= Three Dialogues =

1949 book by Georges Duthuit
Originally published in Transition 49 in 1949, Three Dialogues represents a small part (fewer than 3000 words) of a correspondence between Samuel Beckett and Georges Duthuit about the nature of contemporary art, with particular reference to the work of Pierre Tal-Coat, André Masson and Bram van Velde. It might more accurately be said that beneath these surface references may be found an invaluable commentary on Beckett's own struggle with expression at a particularly creative and pivotal period of his life. A frequently quoted example is the following recommendation, ostensibly for what Tal-Coat's work should strive towards: "The expression that there is nothing to express, nothing with which to express, nothing from which to express, no power to express, no desire to express, together with the obligation to express."

A great strength of these dialogues is the wit of both participants, combined with Duthuit's persistent and intelligent challenges to Beckett's pessimism, as in his reply to the above recommendation: "But that is a violently extreme and personal point of view, of no help to us in the matter of Tal-Coat." Beckett's only answer to that is, appropriately enough, silence.

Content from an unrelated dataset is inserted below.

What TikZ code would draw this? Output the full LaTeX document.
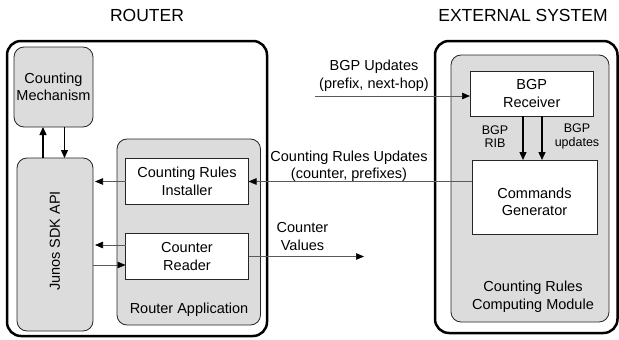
\documentclass[tikz,border=0pt]{standalone}
\usepackage{fontspec}
\setmainfont{Liberation Sans}
\usetikzlibrary{arrows.meta,calc}
\definecolor{boxgray}{RGB}{220,220,220}
\definecolor{linegray}{RGB}{90,90,90}
\begin{document}
\begin{tikzpicture}[x=1pt,y=-1pt,
  every node/.style={inner sep=0pt, outer sep=0pt, font=\fontsize{14.5}{17.5}\selectfont, align=center},
  outerbox/.style={draw=black, line width=2.5pt, rounded corners=14pt},
  graybox/.style={draw=black!85, fill=boxgray, line width=0.8pt, rounded corners=10pt},
  whitebox/.style={draw=black!85, fill=white, line width=0.8pt},
  conn/.style={draw=linegray, line width=0.7pt, -{Triangle[length=8pt,width=6.5pt,color=black]}},
  varrow/.style={draw=black, line width=1.3pt, -{Triangle[length=8pt,width=7pt]}},
  title/.style={font=\fontsize{17.5}{20}\selectfont},
  small/.style={font=\fontsize{12.5}{13.5}\selectfont}
]
\useasboundingbox (0,0) rectangle (619,340);

% titles
\node[title] (t1) at (147,15) {ROUTER};
\node[title] (t2) at (523,15) {EXTERNAL SYSTEM};

% outer boxes
\node[outerbox, minimum width=260pt, minimum height=295pt] (router) at (137,188.5) {};
\node[outerbox, minimum width=182.5pt, minimum height=292pt] (ext) at (526.25,187) {};

% router contents
\node[graybox, minimum width=79pt, minimum height=80pt] (cm) at (53.5,87) {Counting\\Mechanism};
\node[graybox, minimum width=76pt, minimum height=173pt] (junos) at (55,244.5) {};
\node[rotate=90] (junostext) at (55,241) {Junos SDK API};
\node[graybox, minimum width=143.5pt, minimum height=186pt] (app) at (188.75,232) {};
\node (applabel) at (189,310) {Router Application};
\node[whitebox, minimum width=123pt, minimum height=46pt] (inst) at (187,181.5) {Counting Rules\\Installer};
\node[whitebox, minimum width=123pt, minimum height=46pt] (reader) at (187,256.5) {Counter\\Reader};

% external contents
\node[graybox, minimum width=158pt, minimum height=267pt] (crcm) at (530,188.5) {};
\node (crcmlabel) at (533,296.5) {Counting Rules\\Computing Module};
\node[whitebox, minimum width=123.5pt, minimum height=45pt] (recv) at (531.75,93.5) {BGP\\Receiver};
\node[whitebox, minimum width=125pt, minimum height=74pt,
  label={[align=center, font=\fontsize{14.5}{17.5}\selectfont, yshift=-5pt]center:Commands\\Generator}] (cmd) at (534.5,197) {};

% labels
\node[small] (ribl) at (495,136.5) {BGP\\RIB};
\node[small] (updl) at (577,136.5) {BGP\\updates};
\node (bgpl) at (374,76) {BGP Updates\\(prefix, next-hop)};
\node (crul) at (349,166.5) {Counting Rules Updates\\(counter, prefixes)};
\node (cvl) at (302.5,236.5) {Counter\\Values};

% free ends
\coordinate (bgpin) at (315,96);
\coordinate (cvout) at (364,256.5);

% connectors
\draw[varrow] ([xshift=-12pt]junos.north) -- ([xshift=-12pt]junos.north |- cm.south);
\draw[varrow] ([xshift=11pt]cm.south) -- ([xshift=11pt]cm.south |- junos.north);
\draw[conn, shorten >=2pt] (inst.west) -- (inst.west -| junos.east);
\draw[conn, shorten >=2pt] ([yshift=11.5pt]reader.west) -- ([yshift=11.5pt]reader.west -| junos.east);
\draw[conn] ([yshift=-8.5pt]reader.west -| junos.east) -- ([yshift=-8.5pt]reader.west);
\draw[conn] (inst.east -| cmd.west) -- (inst.east);
\draw[conn] (reader.east) -- (cvout);
\draw[conn] (bgpin) -- (bgpin -| recv.west);
\draw[varrow] ([xshift=-8.75pt]recv.south) -- ([xshift=-8.75pt]recv.south |- cmd.north);
\draw[varrow] ([xshift=10.25pt]recv.south) -- ([xshift=10.25pt]recv.south |- cmd.north);
\end{tikzpicture}
\end{document}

Roughly, the scheme of the dialogues is as follows. Beckett is critical first of Tal-Coat and then of Masson (both of whom Duthuit defends and admires) for continuing the failures of the traditional art which they claim to challenge or reject. By way of contrast, he holds up the work of his friend Bram van Velde, although Duthuit appears exasperated (or mock-exasperated) that Beckett's commentary seems continually to refer back to his own preoccupations: "Try and bear in mind that the subject under discussion is not yourself..."

Other revealing comments made by Beckett in the dialogues include: "I speak of an art turning from [the plane of the feasible] in disgust, weary of its puny exploits, weary of pretending to be able, of being able, of doing a little better the same old thing, of going a little further along a dreary road." He also speaks of his "dream of an art unresentful of its insuperable indigence and too proud for the farce of giving and receiving."

Despite the unrelenting pessimism of Beckett's arguments, these dialogues are charged with a self-deprecating good humour that help to throw light on the fundamental paradox of seeking (and finding) brilliantly expressive ways to express that nothing meaningful can ever be expressed. At the end of the first dialogue, Beckett's silence is met with Duthuit's rejoinder that "perhaps that is enough for today"; at the end of the second, Beckett "exits weeping" when Duthuit asks, "Are we really to deplore the painting that is rallying, among all the things of time that pass and hurry us away, towards a time that endures and gives increase?"; the third ends with Beckett remembering warmly that, "I am mistaken, I am mistaken."